Northern Blvd Corona, LLC v Northern Blvd Prop., LLC
2018 NY Slip Op 00428 [157 AD3d 895]
January 24, 2018
Appellate Division, Second Department
Published by New York State Law Reporting Bureau pursuant to Judiciary Law § 431.
As corrected through Wednesday, February 28, 2018


[*1]
 Northern Blvd Corona, LLC, Respondent,
v
Northern Blvd Property, LLC, et al., Appellants, et al., Defendants.

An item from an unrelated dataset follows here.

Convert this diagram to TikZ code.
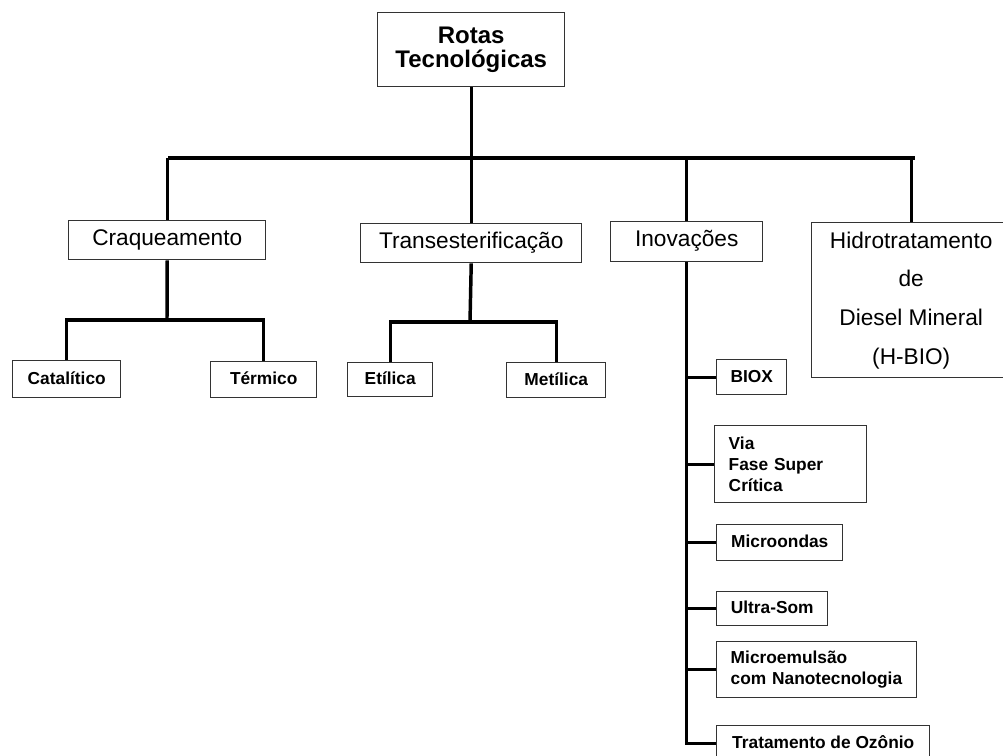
\documentclass[tikz,border=0pt]{standalone}
\usepackage{fontspec}
\setmainfont{Liberation Sans}
\begin{document}
\begin{tikzpicture}[x=0.75pt,y=-0.75pt,
  wh/.style 2 args={minimum width=#1*0.75pt, minimum height=#2*0.75pt},
  box/.style={draw=black!80, line width=1.1pt, fill=white, inner sep=0pt,
    anchor=north west, align=center},
  oneline/.style={text height=0.72em, text depth=0em},
  big/.style={box, oneline, font=\fontsize{17pt}{20pt}\selectfont},
  small/.style={box, oneline, font=\fontsize{13pt}{16pt}\selectfont\bfseries},
  lbox/.style 2 args={box, font=\fontsize{13pt}{16pt}\selectfont\bfseries,
    align=left, inner xsep=10.5pt, text width=#1*0.75pt-21pt,
    minimum height=#2*0.75pt},
  conn/.style={line width=2.6pt, black}]
  \fill[white] (0,0) rectangle (1003,756);
  \clip (0,0) rectangle (1003,756);

  % root and first level
  \node[box, wh={187}{74}, font=\fontsize{18pt}{17.5pt}\selectfont\bfseries]
    (root) at (377,12) {Rotas\\Tecnológicas};
  \node[big, wh={197}{39}] (craq)  at (68,220)  {Craqueamento};
  \node[big, wh={221}{39}] (trans) at (360,223) {Transesterificação};
  \node[big, wh={152}{40}] (inov)  at (610,221) {Inovações};
  \node[box, wh={199}{155}, font=\fontsize{17pt}{29pt}\selectfont]
    (hidro) at (811,222) {Hidrotratamento\\de\\Diesel Mineral\\(H-BIO)};

  % second level
  \node[small, wh={108}{37}] (catal) at (12,360)  {Catalítico};
  \node[small, wh={106}{36}] (term)  at (210,361) {Térmico};
  \node[small, wh={85}{34}]  (etil)  at (347,362) {Etílica};
  \node[small, wh={99}{35}]  (metil) at (506,362) {Metílica};

  % innovations column
  \node[small, wh={70}{35}]  (biox)  at (716,359) {BIOX};
  \node[lbox={152}{77}]      (via)   at (714,425) {Via\\Fase Super\\Crítica};
  \node[small, wh={126}{36}] (micro) at (716,524) {Microondas};
  \node[small, wh={111}{34}] (ultra) at (716,591) {Ultra-Som};
  \node[lbox={200}{56}]      (memul) at (716,641) {Microemulsão\\com Nanotecnologia};
  \node[small, wh={213}{36}] (trat)  at (716,725) {Tratamento de Ozônio};

  % main bus
  \coordinate (busL) at (168,158);
  \coordinate (busR) at (915,158);
  \draw[conn] (busL) -- (busR);
  \draw[conn] (root.south) -- (root.south |- busL);
  \draw[conn] (craq.north) -- (craq.north |- busL);
  \draw[conn] (trans.north) -- (trans.north |- busL);
  \draw[conn] (inov.north) -- (inov.north |- busL);
  \draw[conn] (hidro.north) -- (hidro.north |- busL);

  % cracking branch
  \coordinate (cj) at (167,320);
  \draw[conn] (craq.south) -- (cj);
  \draw[conn] (catal.north) |- (cj) -| (term.north);

  % transesterification branch
  \coordinate (tj) at (470,322);
  \draw[conn] (trans.south) -- (tj);
  \draw[conn] (etil.north) |- (tj) -| (metil.north);

  % innovations spine
  \draw[conn] (inov.south) -- (inov.south |- trat.west) -- (trat.west);
  \foreach \n in {biox,via,micro,ultra,memul}
    \draw[conn] (inov.south |- \n.west) -- (\n.west);
\end{tikzpicture}
\end{document}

North Boulevard Property, LLC, et al., Nonparty Respondents.

Holihan & Associates, PC, Richmond Hill, NY (Nazareth Markarian of counsel), for appellants.

Kriss & Feuerstein LLP, New York, NY (Jerold C. Feuerstein, Michael J. Bonneville, and Tiffany L. Henry of counsel), for plaintiff-respondent.

Loeb & Loeb LLP, New York, NY (Jon Hollis, David M. Satnick, and Helen Gavaris of counsel), for nonparty-respondents.

In an action to foreclose a mortgage, the defendants Northern Blvd Property, LLC, and Yourik Atakhanian appeal from (1) a deficiency judgment and order confirming a referee's report of sale (one paper) of the Supreme Court, Queens County (D. Hart, J.), entered January 12, 2016, upon their failure to answer the complaint, and (2) an order of the same court entered March 8, 2016, which denied their motion, inter alia, to vacate a referee's deed in foreclosure dated December 31, 2014.

Ordered that the appeal from the deficiency judgment and order confirming the referee's report of sale is dismissed, as no appeal lies from an order or judgment entered upon the default of the appealing party (see CPLR 5511); and it is further,

Ordered that the order is affirmed; and it is further,

Ordered that one bill of costs is awarded to respondents appearing separately and filing separate briefs.

A court may exercise its inherent equitable power to ensure that a foreclosure sale conducted pursuant to a judgment of foreclosure "is not made the instrument of injustice" (Guardian Loan Co. v Early, 47 NY2d 515, 520 [1979]; see PII Sam, LLC v Koutsagelos, 119 AD3d 846 [2014]; Golden Age Mtge. Corp. v Argonne Enters., LLC, 68 AD3d 925 [2009]; 3-30 Bergman on New York Mortgage Foreclosures § 30.06) and, therefore, may set aside a foreclosure sale " 'where fraud, collusion, mistake, or misconduct casts suspicion on the fairness of the sale' " (Alkaifi v Celestial Church of Christ Calvary Parish, 24 AD3d 476, 477 [2005], quoting Fleet Fin. v Gillerson, 277 AD2d 279, 280 [2000]; see Bank of N.Y. v Segui, 91 AD3d 689 [2012]). Absent such conduct, the mere inadequacy of price is an insufficient reason to set aside a sale unless the price is so inadequate as to shock the court's [*2]conscience (see Dime Sav. Bank of N.Y. v Zapala, 255 AD2d 547 [1998]; Polish Natl. Alliance of Brooklyn v White Eagle Hall Co., 98 AD2d 400 [1983]). "[I]n most instances," the fair market value of a mortgaged property "will exceed the winning bid" on that property at a foreclosure sale (Polish Natl. Alliance of Brooklyn v White Eagle Hall Co., 98 AD2d at 407; see U.S. Bank N.A. v Testa, 140 AD3d 855 [2016]).

Here, the appellants moved, inter alia, to vacate the referee's deed, arguing that it should be set aside because the defendant Yourik Atakhanian overheard the successful bidders conspiring to rig the bidding at the public auction. The appellants' evidence, however, was improperly submitted for the first time in reply to the plaintiff's opposition to their motion (see Constantine v Premier Cab Corp., 295 AD2d 303 [2002]).

Contrary to the appellants' contention, the delay in closing title does not provide an equitable basis to set aside the sale (see Bank of N.Y. v Segui, 91 AD3d 689 [2012]), and their conduct demonstrates that they contributed to the delay (see id. at 690-691).

Documentary evidence in the form of a letter of intent submitted by the appellants to support their claim that the property had a value of $15 million was likewise improperly submitted for the first time in their reply papers. The appellants failed to cast suspicion on the fairness of the sale (see PII Sam, LLC v Koutsagelos, 119 AD3d at 846), and the sale price of $10.3 million was not so inadequate as to shock the conscience of the court (see U.S. Bank N.A. v Testa, 140 AD3d at 857; Dime Sav. Bank of N.Y. v Zapala, 255 AD2d at 548). Mastro, J.P., Roman, Miller and Connolly, JJ., concur.